### [Exercise directions]
Exactly the lines from the start of the data below through the line that contains "lbl_heat = 'צורך" are to be copied, with pictures left out.

### [Information provided]
-- start --
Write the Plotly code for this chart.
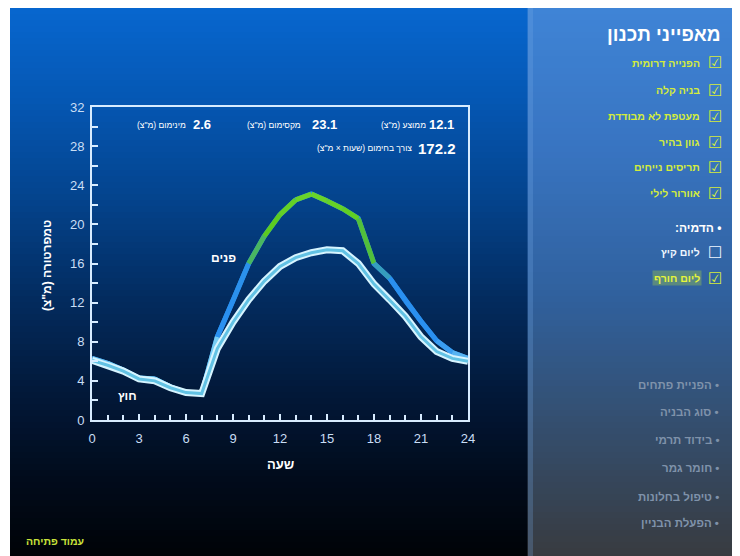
import plotly.graph_objects as go

# ---------------- data ----------------
hours = list(range(25))
inside_temp = [6.3, 5.8, 5.1, 4.3, 4.2, 3.4, 2.8, 2.7, 8.5, 12.2, 16.0, 18.8, 21.0,
               22.5, 23.1, 22.4, 21.6, 20.6, 16.0, 14.5, 12.2, 10.1, 8.1, 6.9, 6.3]
outside_temp = [6.1, 5.6, 5.0, 4.2, 4.0, 3.3, 2.8, 2.7, 7.3, 10.0, 12.3, 14.2, 15.7,
                16.6, 17.1, 17.4, 17.3, 16.0, 13.9, 12.3, 10.6, 8.5, 7.0, 6.3, 6.0]
x_ticks = [0, 3, 6, 9, 12, 15, 18, 21, 24]
y_ticks = [0, 4, 8, 12, 16, 20, 24, 28, 32]

stat_avg = "12.1"
stat_max = "23.1"
stat_min = "2.6"
stat_heat = "172.2"

lbl_avg = 'ממוצע (מ"צ)'
lbl_max = 'מקסימום (מ"צ)'
lbl_min = 'מינימום (מ"צ)'
lbl_heat = 'צורך בחימום (שעות × מ"צ)'

panel_title = "מאפייני תכנון"
design_items = ["הפנייה דרומית", "בניה קלה", "מעטפת לא מבודדת", "גוון בהיר",
                "תריסים נייחים", "אוורור לילי"]
sim_title = "• הדמיה:"
sim_items = ["ליום קיץ", "ליום חורף"]
sim_checked = [False, True]
nav_items = ["• הפניית פתחים", "• סוג הבניה", "• בידוד תרמי", "• חומר גמר",
             "• טיפול בחלונות", "• הפעלת הבניין"]
home_label = "עמוד פתיחה"
x_title = "שעה"
y_title = 'טמפרטורה (מ"צ)'
inside_label = "פנים"
outside_label = "חוץ"

# ---------------- geometry helpers (screen pixel coords) ----------------
OFF = 8                     # page body margin
FIG_W, FIG_H = 732, 548
L, R, T, B = 92, 468, 107, 420
W, H = R - L, B - T
def X(px): return (px - L) / W
def Y(py): return (B - py) / H

RLM = "\u200F"
def heb(s): return RLM + s + RLM

FONT = "Liberation Sans, Arial, DejaVu Sans, sans-serif"

def hex2rgb(h):
    h = h.lstrip("#")
    return tuple(int(h[i:i + 2], 16) for i in (0, 2, 4))

def blend(c1, c2, t):
    a, b = hex2rgb(c1), hex2rgb(c2)
    t = max(0.0, min(1.0, t))
    return "rgb(%d,%d,%d)" % tuple(round(a[i] + (b[i] - a[i]) * t) for i in range(3))

def grad_color(stops, py):
    for (y0, c0), (y1, c1) in zip(stops[:-1], stops[1:]):
        if y0 <= py <= y1:
            return blend(c0, c1, (py - y0) / (y1 - y0))
    return stops[-1][1]

shapes = []
left_stops = [(8, "#0766cf"), (100, "#0557b3"), (200, "#04438c"), (300, "#032b5e"),
              (400, "#021736"), (480, "#010b1b"), (556, "#000307")]
right_stops = [(8, "#3f84d6"), (150, "#3874c1"), (300, "#30609c"), (420, "#344f70"),
               (556, "#383b40")]
band = 6
py = 8
while py < 556:
    p2 = min(py + band, 556)
    mid = (py + p2) / 2
    shapes.append(dict(type="rect", xref="paper", yref="paper", layer="below",
                       x0=X(10), x1=X(528), y0=Y(p2 + 0.6), y1=Y(py),
                       fillcolor=grad_color(left_stops, mid), line=dict(width=0)))
    shapes.append(dict(type="rect", xref="paper", yref="paper", layer="below",
                       x0=X(527.5), x1=X(737), y0=Y(p2 + 0.6), y1=Y(py),
                       fillcolor=grad_color(right_stops, mid), line=dict(width=0)))
    py = p2
# light strip at panel edge
shapes.append(dict(type="rect", xref="paper", yref="paper", layer="below",
                   x0=X(528), x1=X(533), y0=Y(556), y1=Y(8),
                   fillcolor="rgba(120,170,230,0.25)", line=dict(width=0)))

# ---------------- traces ----------------
def inside_color(t):
    if t <= 5:
        return blend("#8adcf5", "#8adcf5", 0)
    if t <= 8:
        return blend("#8adcf5", "#2a90f0", (t - 5) / 3)
    if t <= 14:
        return blend("#2a90f0", "#2a90f0", 0)
    if t <= 19:
        return blend("#2a90f0", "#58c81e", (t - 14) / 5)
    return blend("#58c81e", "#6ad42a", (t - 19) / 4)

fig = go.Figure()
fig.add_trace(go.Scatter(x=hours, y=inside_temp, mode="lines",
                         line=dict(color="#2a90f0", width=5), hoverinfo="skip"))
for i in range(len(hours) - 1):
    tmid = (inside_temp[i] + inside_temp[i + 1]) / 2
    fig.add_trace(go.Scatter(x=hours[i:i + 2], y=inside_temp[i:i + 2], mode="lines",
                             line=dict(color=inside_color(tmid), width=5),
                             hoverinfo="skip"))
fig.add_trace(go.Scatter(x=hours, y=outside_temp, mode="lines",
                         line=dict(color="#d6f4ff", width=7), hoverinfo="skip"))
fig.add_trace(go.Scatter(x=hours, y=outside_temp, mode="lines",
                         line=dict(color="#62c2e4", width=3), hoverinfo="skip"))

# ---------------- annotations ----------------
ann = []
def add(text, px, py, size=12, color="white", xanchor="right", bold=False, **kw):
    t = "<b>%s</b>" % text if bold else text
    ann.append(dict(text=t, x=X(px), y=Y(py), xref="paper", yref="paper",
                    xanchor=xanchor, yanchor="middle", showarrow=False,
                    font=dict(size=size, color=color, family=FONT), **kw))

# stats
add(stat_avg, 456, 125, size=13, bold=True)
add(heb(lbl_avg), 428, 125, size=8.5)
add(stat_max, 339, 125, size=13, bold=True)
add(heb(lbl_max), 303, 125, size=8.5)
add(stat_min, 213, 125, size=13, bold=True)
add(heb(lbl_min), 188, 125, size=8.5)
add(stat_heat, 458, 148, size=15, bold=True)
add(heb(lbl_heat), 414, 148, size=8.5)

# curve labels
add(heb(inside_label), 238, 258, size=12, bold=True)
add(heb(outside_label), 139, 396, size=12, bold=True)

# axis titles
add(heb(x_title), 280, 464, size=13, bold=True, xanchor="center")
add(heb(y_title), 47, 266, size=12, bold=True, xanchor="center", textangle=-90)

# right panel
add(heb(panel_title), 723, 35, size=19, bold=True)
item_y = [63, 90, 116, 142, 167, 193]
for txt, yy in zip(design_items, item_y):
    add(heb(txt), 702, yy, size=10.5, color="#d4ec3c", bold=True)
    add("☑", 715, yy, size=16, color="#d4ec3c", xanchor="center")
add(heb(sim_title), 723, 228, size=12, bold=True)
sim_y = [252, 278]
for txt, yy, chk in zip(sim_items, sim_y, sim_checked):
    if chk:
        add(heb(txt), 702, yy, size=10.5, color="#e6f53a", bold=True,
            bgcolor="rgba(170,210,70,0.35)")
        add("☑", 715, yy, size=16, color="#d4ec3c", xanchor="center")
    else:
        add(heb(txt), 702, yy, size=10.5, color="#eef6ff", bold=True)
        add("☐", 715, yy, size=16, color="#eef6ff", xanchor="center")
nav_y = [385, 412, 440, 468, 497, 523]
for txt, yy in zip(nav_items, nav_y):
    add(heb(txt), 721, yy, size=11.5, color="#7f92aa", bold=True)

# home link
add(heb(home_label), 86, 541, size=10.5, color="#c9e23a", bold=True)

# ---------------- layout ----------------
axis_common = dict(showgrid=False, zeroline=False, showline=True, mirror=True,
                   linecolor="#d8ecff", linewidth=2, ticks="inside",
                   tickcolor="#d8ecff", tickwidth=1.5, ticklen=6,
                   tickfont=dict(size=13, color="#c9def5", family=FONT))
fig.update_layout(
    width=FIG_W, height=FIG_H,
    margin=dict(l=L - OFF, r=FIG_W + OFF - R, t=T - OFF, b=FIG_H + OFF - B),
    paper_bgcolor="white", plot_bgcolor="rgba(0,0,0,0)",
    showlegend=False, shapes=shapes, annotations=ann,
    xaxis=dict(range=[0, 24], tickvals=x_ticks, ticktext=[str(v) for v in x_ticks],
               minor=dict(dtick=1, ticks="inside", ticklen=5, tickcolor="#d8ecff"),
               ticklabelstandoff=5, **axis_common),
    yaxis=dict(range=[0, 32], tickvals=y_ticks, ticktext=[str(v) for v in y_ticks],
               minor=dict(dtick=2, ticks="inside", ticklen=6, tickcolor="#d8ecff"),
               ticklabelstandoff=3, **axis_common),
)

fig.write_html("out.html")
-- end --
### [Written solution]
Write the Plotly code for this chart.
import plotly.graph_objects as go

# ---------------- data ----------------
hours = list(range(25))
inside_temp = [6.3, 5.8, 5.1, 4.3, 4.2, 3.4, 2.8, 2.7, 8.5, 12.2, 16.0, 18.8, 21.0,
               22.5, 23.1, 22.4, 21.6, 20.6, 16.0, 14.5, 12.2, 10.1, 8.1, 6.9, 6.3]
outside_temp = [6.1, 5.6, 5.0, 4.2, 4.0, 3.3, 2.8, 2.7, 7.3, 10.0, 12.3, 14.2, 15.7,
                16.6, 17.1, 17.4, 17.3, 16.0, 13.9, 12.3, 10.6, 8.5, 7.0, 6.3, 6.0]
x_ticks = [0, 3, 6, 9, 12, 15, 18, 21, 24]
y_ticks = [0, 4, 8, 12, 16, 20, 24, 28, 32]

stat_avg = "12.1"
stat_max = "23.1"
stat_min = "2.6"
stat_heat = "172.2"

lbl_avg = 'ממוצע (מ"צ)'
lbl_max = 'מקסימום (מ"צ)'
lbl_min = 'מינימום (מ"צ)'
lbl_heat = 'צורך בחימום (שעות × מ"צ)'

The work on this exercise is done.